BRIEF:
Pull every line containing "this" from the entries.

DATASET RECORDS:
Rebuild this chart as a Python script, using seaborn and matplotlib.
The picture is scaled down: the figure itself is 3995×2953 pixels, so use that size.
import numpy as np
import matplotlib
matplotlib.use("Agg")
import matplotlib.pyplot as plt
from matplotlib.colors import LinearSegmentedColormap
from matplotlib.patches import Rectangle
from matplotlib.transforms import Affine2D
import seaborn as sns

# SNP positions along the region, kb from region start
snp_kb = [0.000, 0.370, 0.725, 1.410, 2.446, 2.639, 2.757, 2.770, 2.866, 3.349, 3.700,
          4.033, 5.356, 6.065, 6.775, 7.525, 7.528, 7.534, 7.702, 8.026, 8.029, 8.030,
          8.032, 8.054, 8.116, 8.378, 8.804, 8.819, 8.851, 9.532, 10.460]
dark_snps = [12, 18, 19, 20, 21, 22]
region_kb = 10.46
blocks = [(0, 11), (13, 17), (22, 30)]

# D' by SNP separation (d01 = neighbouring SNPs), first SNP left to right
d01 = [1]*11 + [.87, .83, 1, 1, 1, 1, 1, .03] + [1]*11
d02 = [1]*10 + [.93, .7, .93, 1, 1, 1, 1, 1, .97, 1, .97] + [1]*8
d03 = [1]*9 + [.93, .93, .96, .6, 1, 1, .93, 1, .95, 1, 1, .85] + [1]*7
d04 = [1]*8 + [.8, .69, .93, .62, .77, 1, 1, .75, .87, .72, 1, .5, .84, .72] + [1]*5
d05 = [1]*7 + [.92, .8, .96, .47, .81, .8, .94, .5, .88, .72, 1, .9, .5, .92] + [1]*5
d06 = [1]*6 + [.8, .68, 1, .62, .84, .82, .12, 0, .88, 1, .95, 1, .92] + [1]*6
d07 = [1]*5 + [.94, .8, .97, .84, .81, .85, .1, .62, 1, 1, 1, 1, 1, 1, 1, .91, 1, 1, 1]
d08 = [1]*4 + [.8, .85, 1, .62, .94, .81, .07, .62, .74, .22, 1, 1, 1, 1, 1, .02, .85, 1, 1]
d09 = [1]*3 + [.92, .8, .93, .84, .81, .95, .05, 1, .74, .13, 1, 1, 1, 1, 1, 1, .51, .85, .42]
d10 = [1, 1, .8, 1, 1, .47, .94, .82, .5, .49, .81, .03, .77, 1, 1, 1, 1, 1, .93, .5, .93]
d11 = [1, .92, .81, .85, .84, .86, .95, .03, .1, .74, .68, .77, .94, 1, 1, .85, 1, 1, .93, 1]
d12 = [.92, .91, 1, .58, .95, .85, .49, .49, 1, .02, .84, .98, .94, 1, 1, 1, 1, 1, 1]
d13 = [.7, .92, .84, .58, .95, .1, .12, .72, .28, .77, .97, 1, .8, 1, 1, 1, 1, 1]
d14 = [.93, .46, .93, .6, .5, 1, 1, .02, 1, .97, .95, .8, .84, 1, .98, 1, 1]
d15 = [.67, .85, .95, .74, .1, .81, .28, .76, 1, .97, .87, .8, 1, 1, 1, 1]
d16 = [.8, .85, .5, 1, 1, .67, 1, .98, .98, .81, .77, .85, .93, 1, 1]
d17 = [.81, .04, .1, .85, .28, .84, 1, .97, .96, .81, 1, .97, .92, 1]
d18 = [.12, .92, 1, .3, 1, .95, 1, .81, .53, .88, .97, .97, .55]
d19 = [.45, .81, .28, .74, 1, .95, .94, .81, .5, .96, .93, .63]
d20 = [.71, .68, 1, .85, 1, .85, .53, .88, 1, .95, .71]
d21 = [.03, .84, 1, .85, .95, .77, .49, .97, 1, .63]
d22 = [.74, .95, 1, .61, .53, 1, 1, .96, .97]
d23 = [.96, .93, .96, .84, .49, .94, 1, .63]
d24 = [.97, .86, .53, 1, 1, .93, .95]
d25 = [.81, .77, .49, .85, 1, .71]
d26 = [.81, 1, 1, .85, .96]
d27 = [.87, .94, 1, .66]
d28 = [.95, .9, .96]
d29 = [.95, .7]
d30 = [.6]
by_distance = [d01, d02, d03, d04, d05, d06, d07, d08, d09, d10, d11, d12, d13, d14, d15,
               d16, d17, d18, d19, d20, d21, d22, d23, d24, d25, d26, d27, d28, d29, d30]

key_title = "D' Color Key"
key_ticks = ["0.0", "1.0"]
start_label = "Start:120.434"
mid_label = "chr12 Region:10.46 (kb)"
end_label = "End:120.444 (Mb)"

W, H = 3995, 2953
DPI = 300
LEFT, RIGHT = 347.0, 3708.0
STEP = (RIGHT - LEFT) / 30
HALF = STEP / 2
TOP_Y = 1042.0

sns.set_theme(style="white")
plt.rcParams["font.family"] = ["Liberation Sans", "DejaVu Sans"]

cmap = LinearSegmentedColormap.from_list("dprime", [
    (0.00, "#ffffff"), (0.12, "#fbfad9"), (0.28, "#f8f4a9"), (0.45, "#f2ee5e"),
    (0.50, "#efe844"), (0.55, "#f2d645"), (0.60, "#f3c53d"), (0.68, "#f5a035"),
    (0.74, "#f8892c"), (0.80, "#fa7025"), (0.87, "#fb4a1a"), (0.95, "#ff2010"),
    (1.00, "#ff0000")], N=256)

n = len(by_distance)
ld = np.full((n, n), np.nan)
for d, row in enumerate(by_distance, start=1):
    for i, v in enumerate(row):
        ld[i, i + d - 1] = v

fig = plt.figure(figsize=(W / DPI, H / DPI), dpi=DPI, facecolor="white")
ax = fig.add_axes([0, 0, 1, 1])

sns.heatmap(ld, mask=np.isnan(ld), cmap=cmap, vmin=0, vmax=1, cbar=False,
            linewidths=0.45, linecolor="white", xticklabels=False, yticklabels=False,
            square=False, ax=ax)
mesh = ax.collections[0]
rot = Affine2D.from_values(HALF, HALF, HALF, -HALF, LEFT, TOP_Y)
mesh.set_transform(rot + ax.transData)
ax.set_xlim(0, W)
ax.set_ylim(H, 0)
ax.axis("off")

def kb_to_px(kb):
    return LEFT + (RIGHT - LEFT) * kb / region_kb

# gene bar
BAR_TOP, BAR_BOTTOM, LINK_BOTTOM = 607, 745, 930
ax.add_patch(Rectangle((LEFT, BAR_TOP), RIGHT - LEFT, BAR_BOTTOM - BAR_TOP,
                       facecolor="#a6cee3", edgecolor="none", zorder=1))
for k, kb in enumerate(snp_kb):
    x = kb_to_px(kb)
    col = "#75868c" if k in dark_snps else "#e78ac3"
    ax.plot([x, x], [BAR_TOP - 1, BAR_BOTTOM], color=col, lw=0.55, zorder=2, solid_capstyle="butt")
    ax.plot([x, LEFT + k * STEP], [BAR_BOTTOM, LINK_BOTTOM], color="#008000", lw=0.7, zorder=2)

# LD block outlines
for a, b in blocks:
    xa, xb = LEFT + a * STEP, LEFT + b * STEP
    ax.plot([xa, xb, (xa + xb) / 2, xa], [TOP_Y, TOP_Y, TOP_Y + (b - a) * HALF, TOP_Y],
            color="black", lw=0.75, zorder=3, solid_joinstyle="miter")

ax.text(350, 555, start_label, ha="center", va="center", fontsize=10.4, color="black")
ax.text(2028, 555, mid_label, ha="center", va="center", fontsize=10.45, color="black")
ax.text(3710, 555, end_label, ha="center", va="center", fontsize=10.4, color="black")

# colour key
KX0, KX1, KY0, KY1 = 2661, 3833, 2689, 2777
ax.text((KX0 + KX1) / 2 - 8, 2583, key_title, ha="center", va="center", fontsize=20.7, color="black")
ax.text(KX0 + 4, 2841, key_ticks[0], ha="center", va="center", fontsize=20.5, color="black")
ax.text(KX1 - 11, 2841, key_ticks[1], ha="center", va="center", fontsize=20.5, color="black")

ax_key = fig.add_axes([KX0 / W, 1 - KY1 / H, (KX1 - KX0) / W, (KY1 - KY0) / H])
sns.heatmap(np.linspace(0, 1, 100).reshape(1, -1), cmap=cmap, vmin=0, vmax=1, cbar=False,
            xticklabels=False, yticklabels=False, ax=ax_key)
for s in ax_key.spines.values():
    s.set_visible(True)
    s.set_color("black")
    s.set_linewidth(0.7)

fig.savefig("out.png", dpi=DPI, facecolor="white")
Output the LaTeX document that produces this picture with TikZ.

CORRECT RESULT:
Rebuild this chart as a Python script, using seaborn and matplotlib.
Output the LaTeX document that produces this picture with TikZ.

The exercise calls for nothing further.